--- SET EXERCISE ---
Your task is to repeat the listing exactly.

--- DATA EXTRACT ---
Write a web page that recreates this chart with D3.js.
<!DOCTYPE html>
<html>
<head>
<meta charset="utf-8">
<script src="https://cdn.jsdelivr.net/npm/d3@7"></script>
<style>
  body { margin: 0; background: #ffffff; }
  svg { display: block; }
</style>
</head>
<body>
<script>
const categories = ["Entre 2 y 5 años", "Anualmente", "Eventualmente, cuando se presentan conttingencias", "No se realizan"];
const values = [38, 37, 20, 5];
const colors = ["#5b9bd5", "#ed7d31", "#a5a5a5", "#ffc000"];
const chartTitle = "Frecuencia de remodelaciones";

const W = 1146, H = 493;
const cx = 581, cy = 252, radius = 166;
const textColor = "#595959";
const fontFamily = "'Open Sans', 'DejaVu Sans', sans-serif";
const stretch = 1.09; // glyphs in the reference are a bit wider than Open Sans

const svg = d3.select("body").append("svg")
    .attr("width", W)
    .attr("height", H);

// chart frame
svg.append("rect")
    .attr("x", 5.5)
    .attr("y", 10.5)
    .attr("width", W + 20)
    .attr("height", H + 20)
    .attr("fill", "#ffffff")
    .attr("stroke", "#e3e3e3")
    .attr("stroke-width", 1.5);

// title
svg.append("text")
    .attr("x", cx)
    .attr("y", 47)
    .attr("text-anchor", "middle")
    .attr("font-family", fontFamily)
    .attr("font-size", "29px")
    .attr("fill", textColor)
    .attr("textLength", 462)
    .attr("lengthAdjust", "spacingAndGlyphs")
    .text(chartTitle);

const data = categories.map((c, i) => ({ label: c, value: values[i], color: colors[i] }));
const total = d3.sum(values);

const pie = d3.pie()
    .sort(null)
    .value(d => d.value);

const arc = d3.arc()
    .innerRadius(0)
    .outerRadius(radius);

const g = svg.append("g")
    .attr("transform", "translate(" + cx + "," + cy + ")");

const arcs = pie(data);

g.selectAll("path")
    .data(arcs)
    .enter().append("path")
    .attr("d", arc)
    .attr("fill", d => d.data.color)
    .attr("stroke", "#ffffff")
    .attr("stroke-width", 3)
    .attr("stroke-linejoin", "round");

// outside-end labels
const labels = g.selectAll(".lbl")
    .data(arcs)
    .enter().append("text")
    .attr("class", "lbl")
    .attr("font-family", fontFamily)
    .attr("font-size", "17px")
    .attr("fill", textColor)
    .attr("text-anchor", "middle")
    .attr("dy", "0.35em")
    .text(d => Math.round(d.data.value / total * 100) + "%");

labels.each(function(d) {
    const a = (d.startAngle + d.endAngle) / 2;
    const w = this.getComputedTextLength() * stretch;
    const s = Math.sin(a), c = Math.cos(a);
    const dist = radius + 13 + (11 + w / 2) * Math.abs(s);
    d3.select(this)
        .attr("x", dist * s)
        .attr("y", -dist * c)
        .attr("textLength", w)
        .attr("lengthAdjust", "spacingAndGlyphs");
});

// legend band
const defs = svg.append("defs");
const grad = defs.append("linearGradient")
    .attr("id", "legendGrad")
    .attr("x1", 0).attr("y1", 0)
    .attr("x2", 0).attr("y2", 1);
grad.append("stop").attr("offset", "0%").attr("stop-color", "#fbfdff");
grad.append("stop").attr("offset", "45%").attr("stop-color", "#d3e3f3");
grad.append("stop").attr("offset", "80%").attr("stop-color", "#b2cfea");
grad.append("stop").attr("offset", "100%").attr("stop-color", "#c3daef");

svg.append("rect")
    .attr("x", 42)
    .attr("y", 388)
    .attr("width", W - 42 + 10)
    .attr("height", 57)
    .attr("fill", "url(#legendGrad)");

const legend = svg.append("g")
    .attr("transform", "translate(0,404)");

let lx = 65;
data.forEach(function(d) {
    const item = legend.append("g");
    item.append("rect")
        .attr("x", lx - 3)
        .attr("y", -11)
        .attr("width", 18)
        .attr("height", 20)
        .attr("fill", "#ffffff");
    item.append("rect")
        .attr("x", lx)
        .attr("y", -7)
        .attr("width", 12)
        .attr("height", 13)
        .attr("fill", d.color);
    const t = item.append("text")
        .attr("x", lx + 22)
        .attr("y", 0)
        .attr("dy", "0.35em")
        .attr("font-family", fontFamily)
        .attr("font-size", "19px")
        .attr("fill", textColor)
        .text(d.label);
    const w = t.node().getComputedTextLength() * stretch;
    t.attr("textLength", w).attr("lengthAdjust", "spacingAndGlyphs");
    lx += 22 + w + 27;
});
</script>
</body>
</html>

--- TASK ANSWER ---
Write a web page that recreates this chart with D3.js.
<!DOCTYPE html>
<html>
<head>
<meta charset="utf-8">
<script src="https://cdn.jsdelivr.net/npm/d3@7"></script>
<style>
  body { margin: 0; background: #ffffff; }
  svg { display: block; }
</style>
</head>
<body>
<script>
const categories = ["Entre 2 y 5 años", "Anualmente", "Eventualmente, cuando se presentan conttingencias", "No se realizan"];
const values = [38, 37, 20, 5];
const colors = ["#5b9bd5", "#ed7d31", "#a5a5a5", "#ffc000"];
const chartTitle = "Frecuencia de remodelaciones";

const W = 1146, H = 493;
const cx = 581, cy = 252, radius = 166;
const textColor = "#595959";
const fontFamily = "'Open Sans', 'DejaVu Sans', sans-serif";
const stretch = 1.09; // glyphs in the reference are a bit wider than Open Sans

const svg = d3.select("body").append("svg")
    .attr("width", W)
    .attr("height", H);

// chart frame
svg.append("rect")
    .attr("x", 5.5)
    .attr("y", 10.5)
    .attr("width", W + 20)
    .attr("height", H + 20)
    .attr("fill", "#ffffff")
    .attr("stroke", "#e3e3e3")
    .attr("stroke-width", 1.5);

// title
svg.append("text")
    .attr("x", cx)
    .attr("y", 47)
    .attr("text-anchor", "middle")
    .attr("font-family", fontFamily)
    .attr("font-size", "29px")
    .attr("fill", textColor)
    .attr("textLength", 462)
    .attr("lengthAdjust", "spacingAndGlyphs")
    .text(chartTitle);

const data = categories.map((c, i) => ({ label: c, value: values[i], color: colors[i] }));
const total = d3.sum(values);

const pie = d3.pie()
    .sort(null)
    .value(d => d.value);

const arc = d3.arc()
    .innerRadius(0)
    .outerRadius(radius);

const g = svg.append("g")
    .attr("transform", "translate(" + cx + "," + cy + ")");

const arcs = pie(data);

g.selectAll("path")
    .data(arcs)
    .enter().append("path")
    .attr("d", arc)
    .attr("fill", d => d.data.color)
    .attr("stroke", "#ffffff")
    .attr("stroke-width", 3)
    .attr("stroke-linejoin", "round");

// outside-end labels
const labels = g.selectAll(".lbl")
    .data(arcs)
    .enter().append("text")
    .attr("class", "lbl")
    .attr("font-family", fontFamily)
    .attr("font-size", "17px")
    .attr("fill", textColor)
    .attr("text-anchor", "middle")
    .attr("dy", "0.35em")
    .text(d => Math.round(d.data.value / total * 100) + "%");

labels.each(function(d) {
    const a = (d.startAngle + d.endAngle) / 2;
    const w = this.getComputedTextLength() * stretch;
    const s = Math.sin(a), c = Math.cos(a);
    const dist = radius + 13 + (11 + w / 2) * Math.abs(s);
    d3.select(this)
        .attr("x", dist * s)
        .attr("y", -dist * c)
        .attr("textLength", w)
        .attr("lengthAdjust", "spacingAndGlyphs");
});

// legend band
const defs = svg.append("defs");
const grad = defs.append("linearGradient")
    .attr("id", "legendGrad")
    .attr("x1", 0).attr("y1", 0)
    .attr("x2", 0).attr("y2", 1);
grad.append("stop").attr("offset", "0%").attr("stop-color", "#fbfdff");
grad.append("stop").attr("offset", "45%").attr("stop-color", "#d3e3f3");
grad.append("stop").attr("offset", "80%").attr("stop-color", "#b2cfea");
grad.append("stop").attr("offset", "100%").attr("stop-color", "#c3daef");

svg.append("rect")
    .attr("x", 42)
    .attr("y", 388)
    .attr("width", W - 42 + 10)
    .attr("height", 57)
    .attr("fill", "url(#legendGrad)");

const legend = svg.append("g")
    .attr("transform", "translate(0,404)");

let lx = 65;
data.forEach(function(d) {
    const item = legend.append("g");
    item.append("rect")
        .attr("x", lx - 3)
        .attr("y", -11)
        .attr("width", 18)
        .attr("height", 20)
        .attr("fill", "#ffffff");
    item.append("rect")
        .attr("x", lx)
        .attr("y", -7)
        .attr("width", 12)
        .attr("height", 13)
        .attr("fill", d.color);
    const t = item.append("text")
        .attr("x", lx + 22)
        .attr("y", 0)
        .attr("dy", "0.35em")
        .attr("font-family", fontFamily)
        .attr("font-size", "19px")
        .attr("fill", textColor)
        .text(d.label);
    const w = t.node().getComputedTextLength() * stretch;
    t.attr("textLength", w).attr("lengthAdjust", "spacingAndGlyphs");
    lx += 22 + w + 27;
});
</script>
</body>
</html>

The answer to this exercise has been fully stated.